Sunday, September 24, 2006

Am I a Feminist? Part IV--Tenets of Feminist Dogma

Background: Part I, Part II, Part III

There are many places where feminism and I agree.

I want fairness. If I’m doing the same job as someone with a penis, I want to be paid the same amount of money. I want procedures and business practices in place that don’t favor men or women over the other. I don’t want to be penalized in the workforce for using my breasts and uterus. One could argue that the fact that I have this biological plumbing, life is inherently unfair, but I do and God doesn’t have time to discuss the whys and wherefores with me. Since it’s a fact, I would like to be able to keep my job, if I want to stay home for a year. Maybe a graduated re-entry into work would work. Hell, a friend with a busted neck is receiving that treatment why not pregnant women? Why must a woman deny her unique biology and change to fit a man’s world? Why would so-called feminists support legislation that essentially discriminates against women?

I want respect. If the workplace is filled with many cultures and both genders, I don’t want to be hearing nasty language. I don’t want my breast fondled (happened). I don’t want a “business meeting” happen at the strip club, on the basketball court (happened) or golf course or anywhere else inhospitable to a woman. It is disrespectful.

At home, I don’t want it assumed that because I have ovaries, I also have an innate adoration of laundry, ironing, cooking, etc. I don’t want it assumed that cooking, cleaning, baking, playing, coloring, dressing, and all the other stuff is a natural, in-born gift. Much of it is drudgery.

At home, I want my husband to be as interested in the kid’s progress, as interested in their development as I am. I want him to clean up after himself and after the kids, too. That is just simple respect.

I don’t want a family life where my husband feels entitled to boss me around from his recliner ala Archie Bunker and wouldn’t know where to find a dish towel if his life depended on it.

Thankfully, my life isn’t what I describe above. And my life and my husband’s life are better for it. He has a relationship with his kids our fathers never had. We have a relationship that is better balanced. We divide labor in ways that aren’t necessarily gender-driven but talent and interest-driven.

I thank Feminism for these changes. Who wants to go back to the old days?

I thank feminism for the fact that it is not a crazy notion to know that I’ll start back in practice full time once the kids are all in school. I thank feminism for the push to get women educated. I thank feminism for pushing the notion of equal rights.

But there are ways where I do not hold to feminist dogma.

I am anti-abortion. Unless a woman is going to die, I am against abortion. I’ll get into they whys and wherefores some time and have in the past, but suffice it to say that I believe abortion is a crime against women and ultimately serves men and a society who don’t wish to support her.
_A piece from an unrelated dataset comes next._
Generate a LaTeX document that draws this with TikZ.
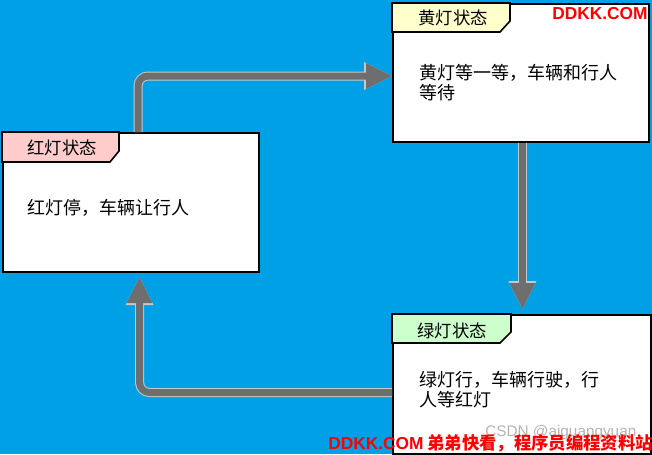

I am pro-men. I like men. I don’t view them as devils and I don’t believe that women are so inherently, chromosomally superior that they wouldn’t make the same mistakes men have made given the same chances. In fact, what I see in the feminist world, is women making the same mistakes men made and calling them better because women are making them.

I view the neuterization of America with trepidation. I believe there is a useful purpose for testosterone and the inherent gender differences between the sexes. I do not hold to the dogma as some feminists do, that we are all the same and that gender differences are “magnified.” Rubbish. There is a spectrum of course, and men and women overlap in talents, etc. But there is a uniquely male perspective and I no more want the world rid of it than I want the world rid of the uniquely female perspective.

Why isn’t it possible these days to be both pro-women and pro-men? Why can’t a woman joyfully embrace her biological imperative and also joyfully embrace her contribution to the world however that manifests?

So, if you have read these posts, am I a feminist?

3 comments:

ElisaC said...

It seems clear to me that you are a feminist. The first half of this post are what I believe feminism is about...definitely not being anti-male.

Anonymous said...

Abortion was the nail in the coffin of the modern woman's movement. The prime example is that allegedly feminist journalist, I always forget her name, who said she would gladly get down on her knees to, let's call it service Bill Clinton, in order to thank him for keeping abortion legal. Feminism was suppossed to end woman's place as being a mere sexual handmaiden. Instead faminism ended up glorifying woman's place as sexual handmaiden, all in the name of legal abortion. Which of course was just a bunch of old men making it easier for young men to treat women as sexual handmaidens.

Melissa Clouthier said...

Thanks to abortion and easy divorce, I do believe that women have been reduced to "sexual handmaidens". Women are a repository for a man's needs getting met. She has glorified the animal in men and women in the name of "sexual freedom" as if the animal part of man is what defines freedom and what women should emulate.

A feminist, by the sexual revolution's definition, is no better than a horny teenage boy.